Q: What are some of the features of both the website and iPad app? 

A: Right now, your recipe box is made up of the recipes you save from the 16,000 recipes that we have. I can imagine a world in the not-so-far distant future where if you enjoyed a recipe in The Suffolk Times, or if you enjoyed a recipe in a magazine, you could clip it and save it into your New York Times recipe box without very much difficulty.

If you wanted to upload a family recipe into your recipe box, you could do it. It would be really exciting if third-party content could be collected there as well. I also think in coming months you’ll see us introduce a lot more video … By Thanksgiving, basically every question you have about cooking we’ll be able to answer on our site. There’s a newsletter as well that gives you ideas on what to cook. It goes out three times a week.

Sam Sifton (Credit: Courtesy photo)
Sam Sifton (Credit: Brendan McCarthy)

Q: What’s your favorite recipe on the website?

A: For me, the great thing is that there is something for everyone at every moment. I think the smothered chicken from Craig Claiborne is just fantastic. It’s one of my favorites, but I’ve got plenty more.

Q: Any North Fork contributors?

A: We have Captain Berson’s Greenport Shuffle. We also have recipes from Eberhard Müller of Satur Farms.

Q: What has the reaction been?

A: Pretty positive. It’s interesting, you know — the younger the respondent is, the more desirous they are. They like the iPad app. They would like us to have a corresponding iPhone app. The website has a responsive design, so it works beautifully on all devices. The older the respondent, the more likely they are to have something to say about the button to print recipes.

Q: What kind of chef is the website geared toward?

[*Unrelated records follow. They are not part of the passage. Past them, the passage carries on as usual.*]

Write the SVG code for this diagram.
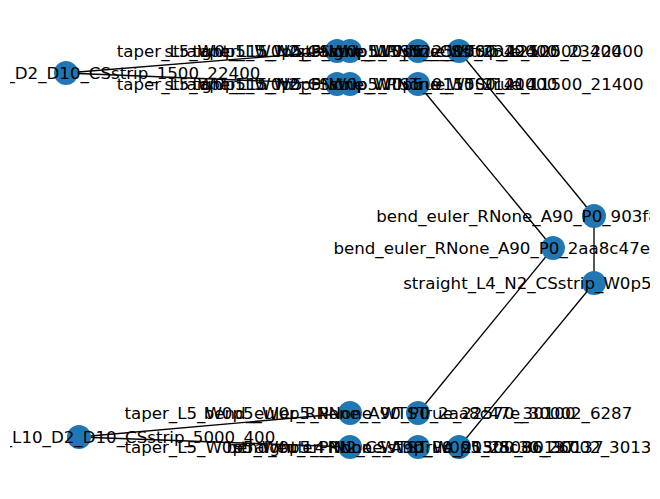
<svg xmlns="http://www.w3.org/2000/svg" width="660" height="499" viewBox="0 0 660 499">
<style>
.e{stroke:#000;stroke-width:1.33;fill:none}
.n circle{fill:#1f77b4}
.n text{font-family:"DejaVu Sans",sans-serif;font-size:16.67px;fill:#000;text-anchor:middle;dominant-baseline:central}
</style>
<defs><clipPath id="ax"><rect x="10" y="10" width="640" height="479"/></clipPath></defs>
<rect width="660" height="499" fill="#fff"/>
<g id="connectors" class="e">
<line x1="66" y1="73" x2="337" y2="51"/>
<line x1="66" y1="73" x2="337" y2="84"/>
<line x1="418" y1="84" x2="553" y2="248"/>
<line x1="459" y1="51" x2="594" y2="216"/>
<line x1="594" y1="216" x2="594" y2="283"/>
<line x1="553" y1="248" x2="418" y2="413"/>
<line x1="594" y1="283" x2="459" y2="447"/>
<line x1="79" y1="437" x2="350" y2="413"/>
<line x1="79" y1="437" x2="350" y2="447"/>
</g>
<g clip-path="url(#ax)">
<g id="n1" class="n"><circle cx="337" cy="51" r="12"/></g>
<g id="n2" class="n"><circle cx="350" cy="51" r="12"/></g>
<g id="n3" class="n"><circle cx="418" cy="51" r="12"/></g>
<g id="n4" class="n"><circle cx="459" cy="51" r="12"/></g>
<g id="n5" class="n"><circle cx="337" cy="84" r="12"/></g>
<g id="n6" class="n"><circle cx="350" cy="84" r="12"/></g>
<g id="n7" class="n"><circle cx="418" cy="84" r="12"/></g>
<g id="n8" class="n"><circle cx="66" cy="73" r="12"/></g>
<g id="n9" class="n"><circle cx="594" cy="216" r="12"/></g>
<g id="n10" class="n"><circle cx="553" cy="248" r="12"/></g>
<g id="n11" class="n"><circle cx="594" cy="283" r="12"/></g>
<g id="n12" class="n"><circle cx="350" cy="413" r="12"/></g>
<g id="n13" class="n"><circle cx="418" cy="413" r="12"/></g>
<g id="n14" class="n"><circle cx="79" cy="437" r="12"/></g>
<g id="n15" class="n"><circle cx="350" cy="447" r="12"/></g>
<g id="n16" class="n"><circle cx="418" cy="447" r="12"/></g>
<g id="n17" class="n"><circle cx="459" cy="447" r="12"/></g>

<g class="n">
<text x="337" y="51">taper_L5_W0p5_W0p5_PNone_WTSTrue_1500_22400</text>
<text x="350" y="51">straight_L15_N2_CSstrip_W0p5_2500_23400</text>
<text x="418" y="51">taper_L5_W0p5_W0p5_PNone_WTSTrue_12500_22400</text>
<text x="459" y="51">straight_L15_N2_CSstrip_12500_23400</text>
<text x="337" y="84">taper_L5_W0p5_W0p5_PNone_WTSTrue_1500_21400</text>
<text x="350" y="84">straight_L15_N2_CSstrip_W0p5_9150_21400</text>
<text x="418" y="84">taper_L5_W0p5_W0p5_PNone_WTSTrue_11500_21400</text>
<text x="66" y="73">straight_N2_L10_D2_D10_CSstrip_1500_22400</text>
<text x="594" y="216">bend_euler_RNone_A90_P0_903f8c30_30002_17287</text>
<text x="553" y="248">bend_euler_RNone_A90_P0_2aa8c47e_27002_20287</text>
<text x="594" y="283">straight_L4_N2_CSstrip_W0p5_300002_19287</text>
<text x="350" y="413">taper_L5_W0p5_W0p5_PNone_WTSTrue_22570_30100</text>
<text x="418" y="413">bend_euler_RNone_A90_P0_2aa8c47e_30002_6287</text>
<text x="79" y="437">straight_W0p5_L10_D2_D10_CSstrip_5000_400</text>
<text x="350" y="447">taper_L5_W0p5_W0p5_PNone_WTSTrue_21500_30137</text>
<text x="418" y="447">straight_L4_N2_CSstrip_W0p5_25086_30137</text>
<text x="459" y="447">bend_euler_RNone_A90_P0_903f8c30_26002_30137_42</text>
</g>
</g>
</svg>
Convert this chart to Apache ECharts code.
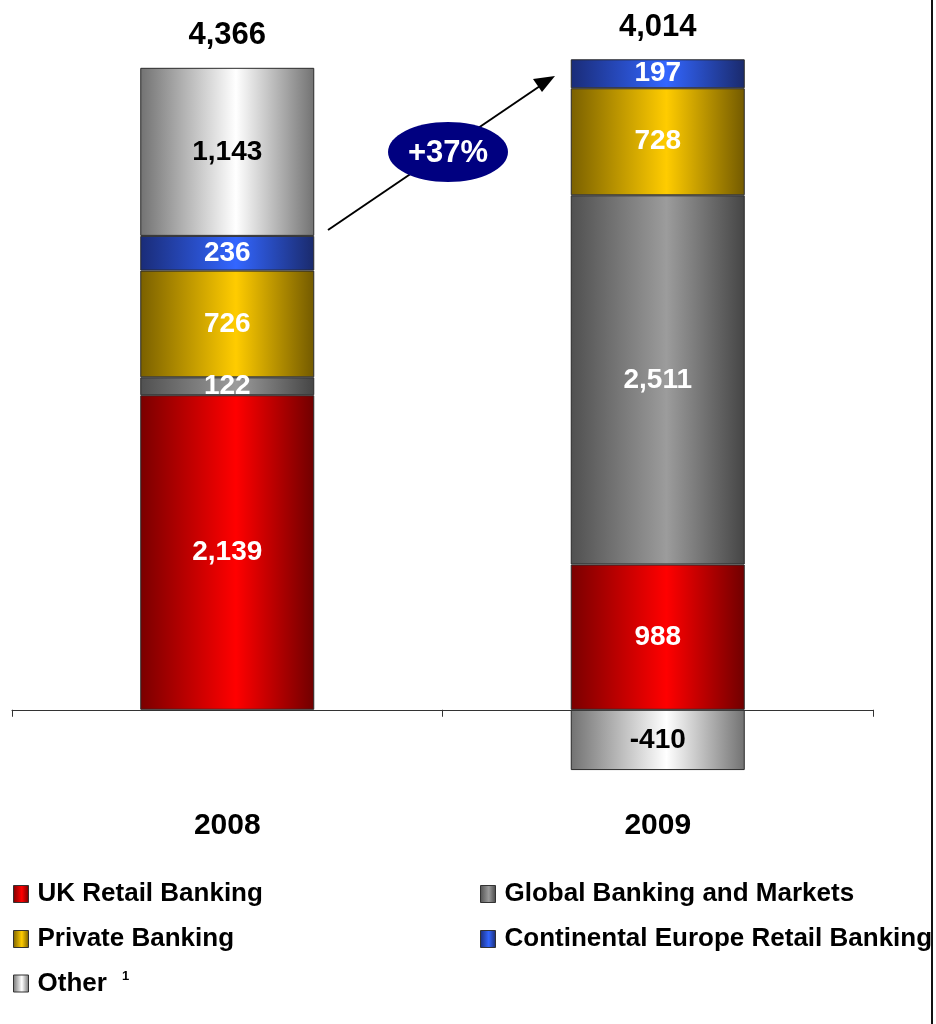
<!DOCTYPE html>
<html>
<head>
<meta charset="utf-8">
<script src="https://cdn.jsdelivr.net/npm/echarts@6/dist/echarts.min.js"></script>
<style>
  html, body { margin: 0; padding: 0; background: #fff; }
  #chart { width: 936px; height: 1024px; }
</style>
</head>
<body>
<div id="chart"></div>
<script>
// Profit by division, stacked per year (£m)
const years = ['2008', '2009'];
const ukRetail = [2139, 988];
const globalBanking = [122, 2511];
const privateBanking = [726, 728];
const continentalEurope = [236, 197];
const other = [1143, -410];
const growthLabel = '+37%';

const FONT = '"Liberation Sans", Arial, sans-serif';

// Horizontal shading that gives each bar a rounded, cylinder-like look
function shade(edgeL, mid, edgeR) {
  return new echarts.graphic.LinearGradient(0, 0, 1, 0, [
    { offset: 0, color: edgeL },
    { offset: 0.55, color: mid },
    { offset: 1, color: edgeR }
  ]);
}

const fmt = v => Number(v).toLocaleString('en-US');

const divisions = [
  { name: 'UK Retail Banking', data: ukRetail, fill: shade('#7a0000', '#ff0000', '#700000'), text: '#fff' },
  { name: 'Global Banking and Markets', data: globalBanking, fill: shade('#505050', '#9c9c9c', '#454545'), text: '#fff' },
  { name: 'Private Banking', data: privateBanking, fill: shade('#7a6000', '#ffcc00', '#735a00'), text: '#fff' },
  { name: 'Continental Europe Retail Banking', data: continentalEurope, fill: shade('#1a2c78', '#3366ff', '#1a2a6c'), text: '#fff' },
  { name: 'Other', data: other, fill: shade('#727272', '#ffffff', '#727272'), text: '#000' }
];

// Net total per year, and the height of the positive part of each stack
const netTotals = years.map((_, i) => divisions.reduce((s, d) => s + d.data[i], 0));
const positiveTops = years.map((_, i) => divisions.reduce((s, d) => s + Math.max(0, d.data[i]), 0));

const barSeries = divisions.map(d => ({
  name: d.name,
  type: 'bar',
  stack: 'profit',
  barWidth: 174,
  data: d.data,
  itemStyle: { color: d.fill, borderColor: '#2a2a2a', borderWidth: 1 },
  label: {
    show: true,
    position: 'inside',
    color: d.text,
    fontFamily: FONT,
    fontWeight: 'bold',
    fontSize: 28,
    formatter: p => fmt(p.value)
  },
  emphasis: { disabled: true }
}));

const totalSeries = {
  name: 'Total',
  type: 'scatter',
  data: positiveTops.map((v, i) => [i, v]),
  symbolSize: 1,
  itemStyle: { color: 'rgba(0,0,0,0)', opacity: 1 },
  label: {
    show: true,
    position: 'top',
    distance: 16,
    color: '#000',
    fontFamily: FONT,
    fontWeight: 'bold',
    fontSize: 31,
    formatter: p => fmt(netTotals[p.dataIndex])
  },
  emphasis: { disabled: true },
  z: 5
};

// One legend block per entry, laid out in two columns
const legendSlots = [
  { name: 'UK Retail Banking', left: 8, top: 876 },
  { name: 'Global Banking and Markets', left: 475, top: 876 },
  { name: 'Private Banking', left: 8, top: 921 },
  { name: 'Continental Europe Retail Banking', left: 475, top: 921 },
  { name: 'Other', left: 8, top: 965 }
];

const legends = legendSlots.map(s => ({
  data: [s.name],
  left: s.left,
  top: s.top,
  icon: 'rect',
  itemWidth: 15,
  itemHeight: 17,
  selectedMode: false,
  itemStyle: { borderColor: '#333', borderWidth: 1 },
  formatter: n => (n === 'Other' ? 'Other {sup|1}' : n),
  textStyle: {
    fontFamily: FONT,
    fontWeight: 'bold',
    fontSize: 26,
    color: '#000',
    padding: [0, 0, 0, 4],
    rich: {
      sup: { fontFamily: FONT, fontWeight: 'bold', fontSize: 13, color: '#000', padding: [0, 0, 14, 8] }
    }
  }
}));

const chart = echarts.init(document.getElementById('chart'), null, { renderer: 'canvas' });

chart.setOption({
  animation: false,
  backgroundColor: '#fff',
  grid: { left: 12, right: 63, top: 4, bottom: 226 },
  legend: legends,
  xAxis: {
    type: 'category',
    data: years,
    axisLine: { show: true, onZero: true, lineStyle: { color: '#333', width: 1 } },
    axisTick: { show: true, length: 7, lineStyle: { color: '#333' } },
    axisLabel: { margin: 13, color: '#000', fontFamily: FONT, fontWeight: 'bold', fontSize: 30 }
  },
  yAxis: {
    type: 'value',
    min: -600,
    max: 4800,
    show: false,
    splitLine: { show: false }
  },
  series: [...barSeries, totalSeries],
  graphic: [
    // growth arrow between the two stacks
    {
      type: 'line',
      shape: { x1: 328, y1: 230, x2: 540, y2: 86 },
      style: { stroke: '#000', lineWidth: 2 },
      z: 10
    },
    {
      type: 'polygon',
      shape: { points: [[555, 76], [533, 79], [542, 92]] },
      style: { fill: '#000' },
      z: 10
    },
    {
      type: 'ellipse',
      shape: { cx: 448, cy: 152, rx: 60, ry: 30 },
      style: { fill: '#000080' },
      z: 11
    },
    {
      type: 'text',
      x: 448,
      y: 153,
      style: {
        text: growthLabel,
        fill: '#fff',
        font: 'bold 31px ' + FONT,
        align: 'center',
        verticalAlign: 'middle'
      },
      z: 12
    },
    // frame edge on the right
    {
      type: 'line',
      shape: { x1: 932, y1: 0, x2: 932, y2: 1024 },
      style: { stroke: '#111', lineWidth: 2 },
      z: 10
    }
  ]
});
</script>
</body>
</html>
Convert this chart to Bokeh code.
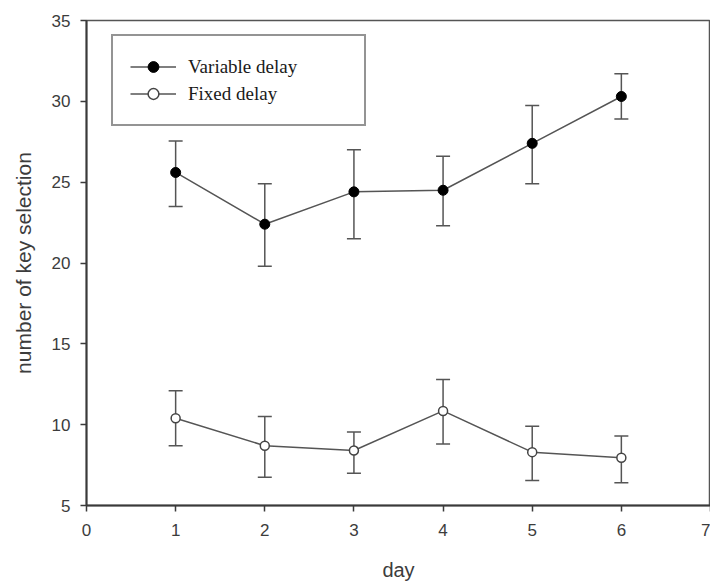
from bokeh.plotting import figure
from bokeh.models import ColumnDataSource, Whisker, TeeHead, Legend, LegendItem, FixedTicker, Range1d
from bokeh.embed import file_html
from bokeh.resources import INLINE

days = [1, 2, 3, 4, 5, 6]
variable_mean = [25.6, 22.4, 24.4, 24.5, 27.4, 30.3]
variable_upper = [27.55, 24.9, 27.0, 26.6, 29.75, 31.7]
variable_lower = [23.5, 19.8, 21.5, 22.3, 24.9, 28.9]
fixed_mean = [10.4, 8.7, 8.4, 10.85, 8.3, 7.95]
fixed_upper = [12.1, 10.5, 9.55, 12.8, 9.9, 9.3]
fixed_lower = [8.7, 6.75, 7.0, 8.8, 6.55, 6.4]
x_ticks = [0, 1, 2, 3, 4, 5, 6, 7]
y_ticks = [5, 10, 15, 20, 25, 30, 35]

LINE = "#555555"
AXIS = "#3a3a3a"
LABEL = "#3c3c3c"

p = figure(width=710, height=583, output_backend="svg", toolbar_location=None,
           x_range=Range1d(0, 7), y_range=Range1d(5, 35),
           min_border_left=86, min_border_right=0, min_border_top=20, min_border_bottom=78)
p.xgrid.visible = False
p.ygrid.visible = False
p.outline_line_color = "#555555"
p.outline_line_width = 1.5
p.background_fill_color = "white"
p.border_fill_color = "white"

for ax in (p.xaxis[0], p.yaxis[0]):
    ax.axis_line_color = AXIS
    ax.axis_line_width = 2
    ax.major_tick_line_color = AXIS
    ax.major_tick_line_width = 1.5
    ax.major_tick_out = 6
    ax.major_tick_in = 0
    ax.minor_tick_line_color = None
    ax.major_label_text_font = "Liberation Sans"
    ax.major_label_text_font_size = "17px"
    ax.major_label_text_color = LABEL
    ax.axis_label_text_font = "Liberation Sans"
    ax.axis_label_text_font_style = "normal"
    ax.axis_label_text_color = LABEL

p.xaxis.ticker = FixedTicker(ticks=x_ticks)
p.yaxis.ticker = FixedTicker(ticks=y_ticks)
p.xaxis.major_label_standoff = 12
p.yaxis.major_label_standoff = 10
p.xaxis.axis_label = "day"
p.yaxis.axis_label = "number of key selection"
p.xaxis.axis_label_text_font_size = "20px"
p.yaxis.axis_label_text_font_size = "21px"
p.xaxis.axis_label_standoff = 20
p.yaxis.axis_label_standoff = 14

src_v = ColumnDataSource(dict(x=days, y=variable_mean, up=variable_upper, lo=variable_lower))
src_f = ColumnDataSource(dict(x=days, y=fixed_mean, up=fixed_upper, lo=fixed_lower))

for src in (src_v, src_f):
    w = Whisker(source=src, base="x", upper="up", lower="lo",
                line_color=LINE, line_width=1.5,
                upper_head=TeeHead(size=14, line_color=LINE, line_width=1.5),
                lower_head=TeeHead(size=14, line_color=LINE, line_width=1.5))
    p.add_layout(w)

lv = p.line("x", "y", source=src_v, line_color=LINE, line_width=1.5)
sv = p.scatter("x", "y", source=src_v, size=10, fill_color="black", line_color="black")
lf = p.line("x", "y", source=src_f, line_color=LINE, line_width=1.5)
sf = p.scatter("x", "y", source=src_f, size=9, fill_color="white", line_color="#444444", line_width=1.5)

legend = Legend(items=[LegendItem(label="Variable delay", renderers=[lv, sv]),
                       LegendItem(label="Fixed delay", renderers=[lf, sf])],
                location=(25, 379))
legend.border_line_color = "#2a2a2a"
legend.border_line_width = 2
legend.background_fill_color = "white"
legend.background_fill_alpha = 1
legend.padding = 17
legend.spacing = 0
legend.glyph_width = 46
legend.glyph_height = 27
legend.label_height = 27
legend.label_width = 159
legend.label_standoff = 12
legend.label_text_font = "Liberation Serif"
legend.label_text_font_size = "19px"
legend.label_text_color = "#1a1a1a"
legend.margin = 0
p.add_layout(legend, "center")

open("out.html", "w").write(file_html(p, INLINE))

A: [It’s] designed for the home cook. There are plenty of restaurant chefs who have recipes there, but all of our recipes — even the ones we take from restaurants — we work on in our test kitchens to make them accessible to everyone. As we head into the fall season, the apple harvest and Thanksgiving, and as agritainment reigns along North Road, I think we can hope this will help people cook what they get [from farm stands].

Q: How does the website differ from other cooking sites?

A: I think the challenge publications have right now, on one hand, has to do with content: making sure you’ve got delicious food for people to make. And that’s something Martha Stewart does and the Times does and other places do. On the other end of the equation, there’s a technology issue: How do you save these things, organize them, move them around? There are a few websites, companies and apps where you can gather your recipes and keep them.

My belief, and I hope the market will agree with me, is that The Times has put itself right in between the two. We have amazing content, but we also have technology that’s going to allow our users to use that content in a really, really good way. You won’t hear me saying anything bad about Martha Stewart. I respect her a huge amount and I think her website is terrific and her recipes are just grand. But what I would like to believe is that if you come to The Times, you’re going to be inspired by some really good cooking and you’re going to find other recipes that you like. Then we’re going to give you the technology that’s required to organize them, keep them and move from clipping recipes and putting them in a three-ring binder to having them with you at all times on your phone or desktop.